Tenants displaced by Campbell River fire say landlords won't rent to them
CAMPBELL RIVER -- Tenants displaced by last week's apartment fire in Campbell River say they are feeling victimized once again, with many saying landlords won't rent to them because they lived in the building.
Rod Creelman says he was able to secure a new rental, but once it was discovered he had resided in the low-income building, the landlord turned him down.
"I talked with his wife and she was a go but then her husband called me back the next day," Creelman says. "As soon as he heard I was from that building he said, 'I'm sorry, this isn't going to work.' Click."

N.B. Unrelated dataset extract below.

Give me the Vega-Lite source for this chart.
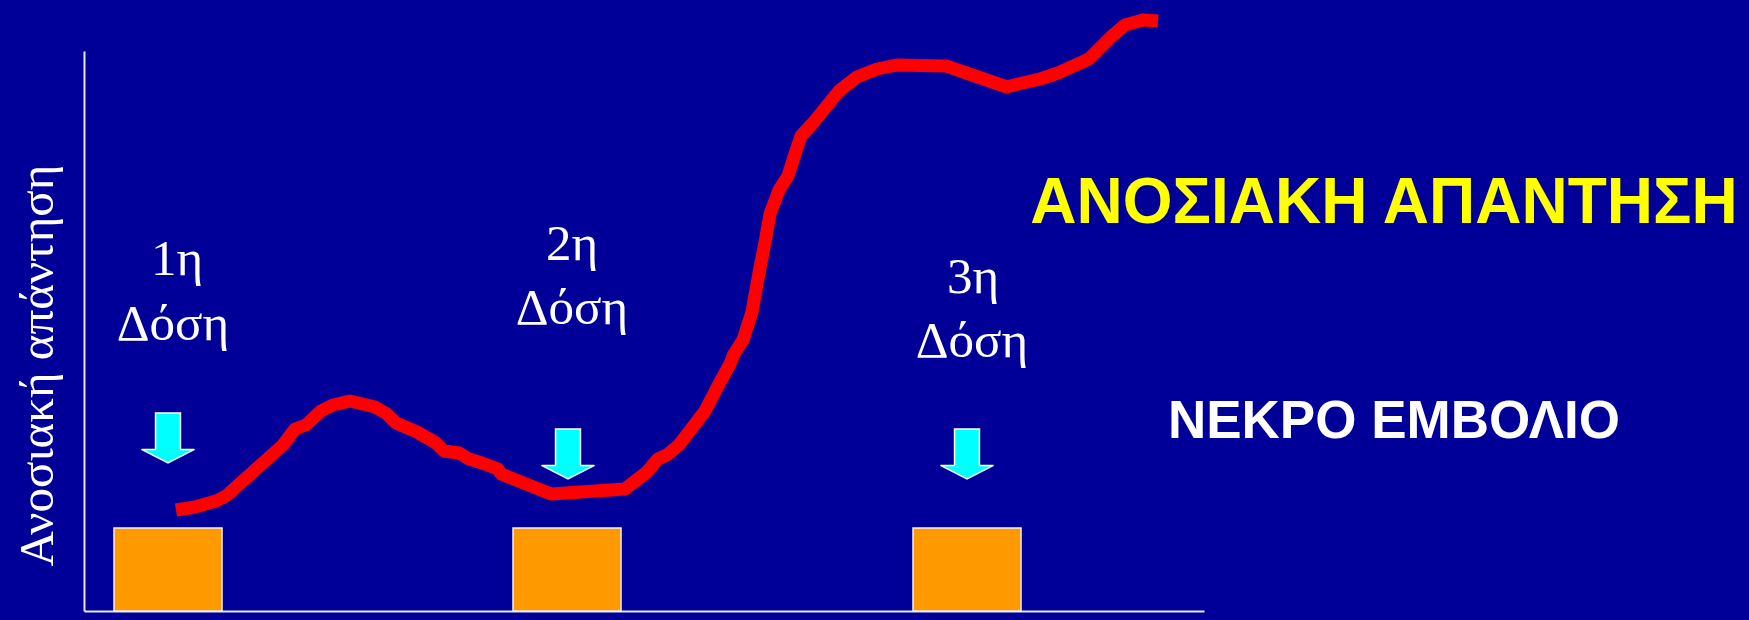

Creelman moved into the building at the corner of Dogwood Street and Ninth Avenue after his mother died and because he had a dog. He says potential landlords are grouping tenants from the apartment complex as being high-risk even though great efforts had been undertaken recently to improve the quality of renters there.

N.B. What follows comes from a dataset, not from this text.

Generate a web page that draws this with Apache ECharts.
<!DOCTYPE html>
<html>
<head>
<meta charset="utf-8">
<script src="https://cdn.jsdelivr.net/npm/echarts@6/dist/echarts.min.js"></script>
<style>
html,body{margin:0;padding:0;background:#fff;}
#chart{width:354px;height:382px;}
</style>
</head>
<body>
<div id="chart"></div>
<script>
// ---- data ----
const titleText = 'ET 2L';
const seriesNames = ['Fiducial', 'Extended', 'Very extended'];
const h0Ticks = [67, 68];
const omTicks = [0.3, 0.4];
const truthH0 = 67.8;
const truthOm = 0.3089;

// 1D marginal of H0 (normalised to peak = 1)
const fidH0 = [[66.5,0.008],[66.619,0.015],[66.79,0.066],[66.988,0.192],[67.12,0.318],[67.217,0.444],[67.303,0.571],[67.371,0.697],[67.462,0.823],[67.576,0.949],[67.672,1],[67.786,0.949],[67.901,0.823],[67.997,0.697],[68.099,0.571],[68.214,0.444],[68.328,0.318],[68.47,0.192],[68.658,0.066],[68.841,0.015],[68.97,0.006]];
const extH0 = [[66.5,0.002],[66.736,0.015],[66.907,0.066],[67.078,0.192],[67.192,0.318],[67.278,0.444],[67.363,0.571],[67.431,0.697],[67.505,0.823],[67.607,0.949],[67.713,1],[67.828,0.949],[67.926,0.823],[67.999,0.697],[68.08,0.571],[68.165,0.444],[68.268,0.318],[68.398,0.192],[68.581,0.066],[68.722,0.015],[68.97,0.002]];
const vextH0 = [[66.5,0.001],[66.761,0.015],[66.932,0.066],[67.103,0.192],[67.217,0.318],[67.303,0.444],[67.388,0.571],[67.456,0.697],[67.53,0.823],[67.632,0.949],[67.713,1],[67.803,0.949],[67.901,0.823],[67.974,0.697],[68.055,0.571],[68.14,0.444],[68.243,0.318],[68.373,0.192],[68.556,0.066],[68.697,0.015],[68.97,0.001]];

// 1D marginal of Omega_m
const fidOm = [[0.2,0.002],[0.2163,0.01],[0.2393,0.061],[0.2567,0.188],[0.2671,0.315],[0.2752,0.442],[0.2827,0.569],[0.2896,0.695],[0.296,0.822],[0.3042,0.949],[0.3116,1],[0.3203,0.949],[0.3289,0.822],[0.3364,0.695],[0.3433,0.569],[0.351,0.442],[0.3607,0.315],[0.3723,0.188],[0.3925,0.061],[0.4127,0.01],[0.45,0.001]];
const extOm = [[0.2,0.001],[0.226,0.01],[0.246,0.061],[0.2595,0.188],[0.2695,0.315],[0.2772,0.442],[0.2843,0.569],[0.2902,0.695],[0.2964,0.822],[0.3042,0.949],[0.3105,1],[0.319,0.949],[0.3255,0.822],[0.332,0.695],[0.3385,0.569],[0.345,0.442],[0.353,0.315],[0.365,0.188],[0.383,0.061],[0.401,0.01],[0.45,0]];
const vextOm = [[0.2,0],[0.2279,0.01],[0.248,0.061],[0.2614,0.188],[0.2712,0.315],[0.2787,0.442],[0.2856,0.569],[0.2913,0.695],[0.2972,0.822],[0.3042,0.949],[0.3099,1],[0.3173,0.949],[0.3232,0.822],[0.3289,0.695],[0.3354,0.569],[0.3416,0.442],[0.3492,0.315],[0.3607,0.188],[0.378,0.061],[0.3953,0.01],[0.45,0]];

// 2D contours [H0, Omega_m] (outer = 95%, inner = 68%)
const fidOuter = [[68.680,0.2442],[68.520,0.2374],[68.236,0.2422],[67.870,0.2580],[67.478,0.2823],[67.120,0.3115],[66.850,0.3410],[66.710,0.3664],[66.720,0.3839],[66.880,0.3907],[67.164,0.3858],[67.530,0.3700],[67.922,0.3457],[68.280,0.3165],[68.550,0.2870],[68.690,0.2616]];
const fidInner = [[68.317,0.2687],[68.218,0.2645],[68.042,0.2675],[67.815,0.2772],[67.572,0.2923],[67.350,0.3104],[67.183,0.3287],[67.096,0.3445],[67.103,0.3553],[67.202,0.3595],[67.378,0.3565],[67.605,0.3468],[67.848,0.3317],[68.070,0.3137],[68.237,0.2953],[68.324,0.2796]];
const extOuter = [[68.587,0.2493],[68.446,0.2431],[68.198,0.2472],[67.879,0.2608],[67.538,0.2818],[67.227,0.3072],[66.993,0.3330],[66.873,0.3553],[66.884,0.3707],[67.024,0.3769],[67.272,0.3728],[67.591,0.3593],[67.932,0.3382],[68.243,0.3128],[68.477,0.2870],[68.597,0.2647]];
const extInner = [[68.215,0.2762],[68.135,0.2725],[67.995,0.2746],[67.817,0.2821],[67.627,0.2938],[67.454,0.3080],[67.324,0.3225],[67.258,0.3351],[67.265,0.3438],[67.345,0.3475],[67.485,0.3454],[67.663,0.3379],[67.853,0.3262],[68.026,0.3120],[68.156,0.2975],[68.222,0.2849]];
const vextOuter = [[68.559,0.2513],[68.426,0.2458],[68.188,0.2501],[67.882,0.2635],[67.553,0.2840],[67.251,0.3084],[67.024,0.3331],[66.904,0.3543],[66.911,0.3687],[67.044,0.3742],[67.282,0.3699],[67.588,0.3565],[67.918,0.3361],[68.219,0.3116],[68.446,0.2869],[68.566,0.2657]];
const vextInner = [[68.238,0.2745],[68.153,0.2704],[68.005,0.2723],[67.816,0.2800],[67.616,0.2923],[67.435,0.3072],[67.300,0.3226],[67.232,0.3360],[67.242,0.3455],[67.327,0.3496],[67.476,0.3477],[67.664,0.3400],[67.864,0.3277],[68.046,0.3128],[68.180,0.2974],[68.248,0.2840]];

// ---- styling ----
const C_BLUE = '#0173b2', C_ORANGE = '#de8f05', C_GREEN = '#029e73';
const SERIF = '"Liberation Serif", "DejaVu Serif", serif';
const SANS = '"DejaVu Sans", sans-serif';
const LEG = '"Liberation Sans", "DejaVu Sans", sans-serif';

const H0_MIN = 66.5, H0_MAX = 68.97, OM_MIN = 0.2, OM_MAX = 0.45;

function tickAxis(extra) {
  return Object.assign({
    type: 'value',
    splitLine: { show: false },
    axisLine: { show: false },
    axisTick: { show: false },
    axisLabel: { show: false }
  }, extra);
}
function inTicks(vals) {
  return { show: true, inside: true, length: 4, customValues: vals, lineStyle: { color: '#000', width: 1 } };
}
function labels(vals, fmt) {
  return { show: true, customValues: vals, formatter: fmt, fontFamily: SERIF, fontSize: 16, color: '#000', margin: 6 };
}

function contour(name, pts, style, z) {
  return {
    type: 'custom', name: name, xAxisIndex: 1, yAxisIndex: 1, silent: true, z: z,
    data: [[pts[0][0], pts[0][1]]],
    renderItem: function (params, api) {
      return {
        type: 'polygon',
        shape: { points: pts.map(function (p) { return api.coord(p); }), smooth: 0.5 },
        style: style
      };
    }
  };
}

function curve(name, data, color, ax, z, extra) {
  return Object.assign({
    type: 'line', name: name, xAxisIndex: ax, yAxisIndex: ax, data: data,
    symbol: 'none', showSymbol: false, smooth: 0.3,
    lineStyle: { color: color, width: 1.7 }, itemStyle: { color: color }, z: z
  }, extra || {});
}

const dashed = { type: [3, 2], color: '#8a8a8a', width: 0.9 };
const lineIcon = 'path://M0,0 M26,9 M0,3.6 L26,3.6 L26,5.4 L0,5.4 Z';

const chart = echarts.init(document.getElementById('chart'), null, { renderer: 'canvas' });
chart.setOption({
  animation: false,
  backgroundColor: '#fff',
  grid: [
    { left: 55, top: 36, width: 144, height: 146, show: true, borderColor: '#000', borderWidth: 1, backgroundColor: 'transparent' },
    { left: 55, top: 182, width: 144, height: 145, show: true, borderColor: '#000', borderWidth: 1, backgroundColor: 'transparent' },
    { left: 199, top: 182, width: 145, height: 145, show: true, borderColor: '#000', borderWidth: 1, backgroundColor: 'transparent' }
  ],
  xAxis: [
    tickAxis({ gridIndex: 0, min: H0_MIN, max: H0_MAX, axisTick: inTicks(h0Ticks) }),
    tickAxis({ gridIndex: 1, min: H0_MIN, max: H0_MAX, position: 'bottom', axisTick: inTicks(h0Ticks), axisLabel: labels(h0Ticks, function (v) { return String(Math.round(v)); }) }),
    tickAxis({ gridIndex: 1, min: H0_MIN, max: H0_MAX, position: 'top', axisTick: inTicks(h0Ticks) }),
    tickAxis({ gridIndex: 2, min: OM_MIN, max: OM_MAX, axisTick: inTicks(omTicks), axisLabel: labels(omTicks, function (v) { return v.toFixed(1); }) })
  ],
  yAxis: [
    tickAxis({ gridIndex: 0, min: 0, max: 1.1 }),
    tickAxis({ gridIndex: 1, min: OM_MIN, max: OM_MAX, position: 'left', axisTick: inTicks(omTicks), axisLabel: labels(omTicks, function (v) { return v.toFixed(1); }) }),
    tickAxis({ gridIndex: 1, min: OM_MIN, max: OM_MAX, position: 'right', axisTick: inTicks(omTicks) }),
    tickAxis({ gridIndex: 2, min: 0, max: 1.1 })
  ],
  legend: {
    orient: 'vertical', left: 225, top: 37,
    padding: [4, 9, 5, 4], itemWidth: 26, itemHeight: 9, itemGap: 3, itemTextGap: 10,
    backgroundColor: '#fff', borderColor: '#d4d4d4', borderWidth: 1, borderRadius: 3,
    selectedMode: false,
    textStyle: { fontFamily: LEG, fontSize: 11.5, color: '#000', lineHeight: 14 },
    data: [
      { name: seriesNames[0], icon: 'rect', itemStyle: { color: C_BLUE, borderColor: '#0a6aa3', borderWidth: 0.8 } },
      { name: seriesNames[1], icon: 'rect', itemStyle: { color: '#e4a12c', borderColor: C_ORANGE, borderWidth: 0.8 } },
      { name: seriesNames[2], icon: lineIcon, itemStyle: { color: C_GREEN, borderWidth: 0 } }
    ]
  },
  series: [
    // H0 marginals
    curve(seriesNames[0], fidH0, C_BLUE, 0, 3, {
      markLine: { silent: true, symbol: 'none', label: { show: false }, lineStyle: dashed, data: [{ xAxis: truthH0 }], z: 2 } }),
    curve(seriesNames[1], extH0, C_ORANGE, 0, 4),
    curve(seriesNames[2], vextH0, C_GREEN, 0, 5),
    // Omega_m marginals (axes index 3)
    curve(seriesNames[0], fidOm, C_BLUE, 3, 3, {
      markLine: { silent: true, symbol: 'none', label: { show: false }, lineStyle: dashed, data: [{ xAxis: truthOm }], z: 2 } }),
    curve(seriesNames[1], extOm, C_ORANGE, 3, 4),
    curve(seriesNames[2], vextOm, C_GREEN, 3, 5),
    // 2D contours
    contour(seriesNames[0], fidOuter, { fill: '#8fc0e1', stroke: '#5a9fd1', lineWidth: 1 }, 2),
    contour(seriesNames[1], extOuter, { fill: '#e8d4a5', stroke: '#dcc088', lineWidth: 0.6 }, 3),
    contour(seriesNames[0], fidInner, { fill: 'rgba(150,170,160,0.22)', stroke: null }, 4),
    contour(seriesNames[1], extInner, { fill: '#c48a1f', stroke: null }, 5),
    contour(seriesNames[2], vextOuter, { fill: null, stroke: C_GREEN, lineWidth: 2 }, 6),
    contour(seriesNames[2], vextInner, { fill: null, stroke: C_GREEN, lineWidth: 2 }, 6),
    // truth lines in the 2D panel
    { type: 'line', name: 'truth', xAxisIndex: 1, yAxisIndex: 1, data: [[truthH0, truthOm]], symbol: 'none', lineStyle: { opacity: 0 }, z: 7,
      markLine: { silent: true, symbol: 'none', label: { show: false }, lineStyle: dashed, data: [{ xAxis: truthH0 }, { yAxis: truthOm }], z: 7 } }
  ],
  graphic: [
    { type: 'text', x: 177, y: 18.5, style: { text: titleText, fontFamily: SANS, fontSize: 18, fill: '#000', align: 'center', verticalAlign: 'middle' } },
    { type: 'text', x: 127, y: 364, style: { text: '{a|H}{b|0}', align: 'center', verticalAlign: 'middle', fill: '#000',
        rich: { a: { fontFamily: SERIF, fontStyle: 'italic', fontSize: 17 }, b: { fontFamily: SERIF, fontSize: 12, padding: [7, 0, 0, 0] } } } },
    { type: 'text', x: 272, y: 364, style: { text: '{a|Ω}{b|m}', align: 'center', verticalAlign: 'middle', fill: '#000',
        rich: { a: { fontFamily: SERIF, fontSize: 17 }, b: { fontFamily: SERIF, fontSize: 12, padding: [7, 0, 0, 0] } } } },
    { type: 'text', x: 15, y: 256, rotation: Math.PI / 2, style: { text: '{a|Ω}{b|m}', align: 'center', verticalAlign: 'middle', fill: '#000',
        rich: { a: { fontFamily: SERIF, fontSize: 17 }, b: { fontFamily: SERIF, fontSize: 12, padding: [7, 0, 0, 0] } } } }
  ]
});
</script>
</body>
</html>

"We were cleaning the building up and it was 99.9 per cent clean," he says. "I judge the person, not the building. There's some of us that are hard-working and have jobs, like myself for nine years."

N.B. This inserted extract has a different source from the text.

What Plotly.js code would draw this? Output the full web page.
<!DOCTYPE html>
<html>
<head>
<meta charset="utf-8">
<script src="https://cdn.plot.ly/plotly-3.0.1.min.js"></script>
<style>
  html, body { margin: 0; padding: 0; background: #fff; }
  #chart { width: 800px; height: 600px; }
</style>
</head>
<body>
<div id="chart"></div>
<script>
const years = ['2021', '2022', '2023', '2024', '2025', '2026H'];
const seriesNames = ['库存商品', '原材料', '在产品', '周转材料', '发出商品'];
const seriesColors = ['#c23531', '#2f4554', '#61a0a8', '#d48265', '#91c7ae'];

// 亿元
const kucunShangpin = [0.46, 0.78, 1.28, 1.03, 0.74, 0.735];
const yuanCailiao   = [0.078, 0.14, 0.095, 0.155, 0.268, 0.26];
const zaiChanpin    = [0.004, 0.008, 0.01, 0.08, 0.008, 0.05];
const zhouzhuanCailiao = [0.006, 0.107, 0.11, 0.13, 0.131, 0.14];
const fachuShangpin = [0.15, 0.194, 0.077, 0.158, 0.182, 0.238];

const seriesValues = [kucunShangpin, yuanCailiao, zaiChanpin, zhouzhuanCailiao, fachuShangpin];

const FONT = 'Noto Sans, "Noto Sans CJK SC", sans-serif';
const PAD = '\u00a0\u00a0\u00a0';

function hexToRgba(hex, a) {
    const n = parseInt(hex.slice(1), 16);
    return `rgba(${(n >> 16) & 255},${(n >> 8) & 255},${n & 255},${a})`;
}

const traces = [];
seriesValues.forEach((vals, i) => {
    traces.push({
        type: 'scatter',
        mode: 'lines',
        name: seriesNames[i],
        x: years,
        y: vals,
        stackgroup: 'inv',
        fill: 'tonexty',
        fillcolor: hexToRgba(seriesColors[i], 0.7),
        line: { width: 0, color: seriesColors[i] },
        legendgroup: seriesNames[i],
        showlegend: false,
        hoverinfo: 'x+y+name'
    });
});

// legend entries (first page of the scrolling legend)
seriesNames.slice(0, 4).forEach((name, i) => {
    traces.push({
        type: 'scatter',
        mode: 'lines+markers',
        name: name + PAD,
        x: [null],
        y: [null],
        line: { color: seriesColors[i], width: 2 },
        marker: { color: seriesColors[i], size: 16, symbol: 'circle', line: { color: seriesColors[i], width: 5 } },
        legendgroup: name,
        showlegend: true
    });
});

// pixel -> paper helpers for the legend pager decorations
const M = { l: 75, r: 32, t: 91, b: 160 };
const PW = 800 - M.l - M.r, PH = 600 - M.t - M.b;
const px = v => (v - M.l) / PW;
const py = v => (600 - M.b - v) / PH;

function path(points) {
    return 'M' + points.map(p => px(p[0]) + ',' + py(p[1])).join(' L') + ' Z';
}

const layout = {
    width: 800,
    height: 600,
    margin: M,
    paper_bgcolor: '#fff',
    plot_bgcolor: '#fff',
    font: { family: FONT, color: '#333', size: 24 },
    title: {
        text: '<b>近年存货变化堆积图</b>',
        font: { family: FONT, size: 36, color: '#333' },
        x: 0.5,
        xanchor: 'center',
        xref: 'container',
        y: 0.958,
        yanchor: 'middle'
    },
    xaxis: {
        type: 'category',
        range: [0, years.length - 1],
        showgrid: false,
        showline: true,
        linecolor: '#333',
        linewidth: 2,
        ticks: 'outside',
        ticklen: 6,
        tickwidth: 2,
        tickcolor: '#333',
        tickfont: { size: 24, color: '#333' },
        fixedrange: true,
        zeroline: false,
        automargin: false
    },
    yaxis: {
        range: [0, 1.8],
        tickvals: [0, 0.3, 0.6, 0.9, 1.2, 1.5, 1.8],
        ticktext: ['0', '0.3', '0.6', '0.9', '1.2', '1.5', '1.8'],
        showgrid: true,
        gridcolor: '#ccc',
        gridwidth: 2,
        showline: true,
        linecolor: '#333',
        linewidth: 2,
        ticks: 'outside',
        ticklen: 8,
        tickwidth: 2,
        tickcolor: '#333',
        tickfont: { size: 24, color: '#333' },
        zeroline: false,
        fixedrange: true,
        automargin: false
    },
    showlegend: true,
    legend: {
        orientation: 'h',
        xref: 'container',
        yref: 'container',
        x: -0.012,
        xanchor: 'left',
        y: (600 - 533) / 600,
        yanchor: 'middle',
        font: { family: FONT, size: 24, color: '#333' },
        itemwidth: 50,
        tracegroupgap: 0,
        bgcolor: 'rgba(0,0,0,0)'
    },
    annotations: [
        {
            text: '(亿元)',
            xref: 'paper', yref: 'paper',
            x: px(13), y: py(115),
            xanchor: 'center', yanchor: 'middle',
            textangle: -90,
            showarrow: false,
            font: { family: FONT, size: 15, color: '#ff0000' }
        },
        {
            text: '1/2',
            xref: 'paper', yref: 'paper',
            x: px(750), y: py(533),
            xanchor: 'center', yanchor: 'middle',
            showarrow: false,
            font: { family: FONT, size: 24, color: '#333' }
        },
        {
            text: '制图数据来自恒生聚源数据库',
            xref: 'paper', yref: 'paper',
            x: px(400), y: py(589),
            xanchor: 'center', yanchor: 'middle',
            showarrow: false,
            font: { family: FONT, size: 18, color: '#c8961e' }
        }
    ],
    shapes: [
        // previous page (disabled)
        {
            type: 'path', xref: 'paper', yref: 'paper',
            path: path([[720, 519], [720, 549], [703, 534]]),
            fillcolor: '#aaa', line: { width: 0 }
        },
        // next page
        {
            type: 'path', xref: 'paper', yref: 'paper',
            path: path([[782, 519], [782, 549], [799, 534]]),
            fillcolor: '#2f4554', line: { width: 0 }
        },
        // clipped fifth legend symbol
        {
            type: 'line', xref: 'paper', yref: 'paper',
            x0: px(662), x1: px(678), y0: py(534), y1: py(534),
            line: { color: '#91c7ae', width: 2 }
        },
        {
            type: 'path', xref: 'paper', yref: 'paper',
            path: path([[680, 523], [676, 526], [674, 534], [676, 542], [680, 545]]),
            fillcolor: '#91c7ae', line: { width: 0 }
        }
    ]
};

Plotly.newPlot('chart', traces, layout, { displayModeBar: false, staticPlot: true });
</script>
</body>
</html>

Maureen Hamilton says former tenants, especially Indigenous people, are being discriminated against and she herself is having problems finding a new home because of her disability following an illness.
"It's about people understanding that we've been through a major tragedy and that we are human and if they're willing to give us a chance they might just see how respectful and responsible we are and how much integrity many of us have," Hamilton says.
There has been some good news for tenants, however. They have been given a one-week extension for their stay at the Coast Discovery Inn Hotel and donations continue to roll in.
Diane Palmer has volunteered to coordinate donations and says contributions have been strong.
"The entire North Island has been hugely supportive," Palmer says. "They've all stepped up amazingly, as we knew they would in such a situation. But we are just really thrilled with the support."
She says immediate needs have been met for diapers and clothing, but says more is needed to help the 86 tenants preparing to transition to where they'll be living next.
"There's a need for backpacks, there's a need for luggage, bags, things that they can carry them in as well as possibly totes that they can keep their belongings in," she says.
She says gift cards and cellphones are in high demand right now.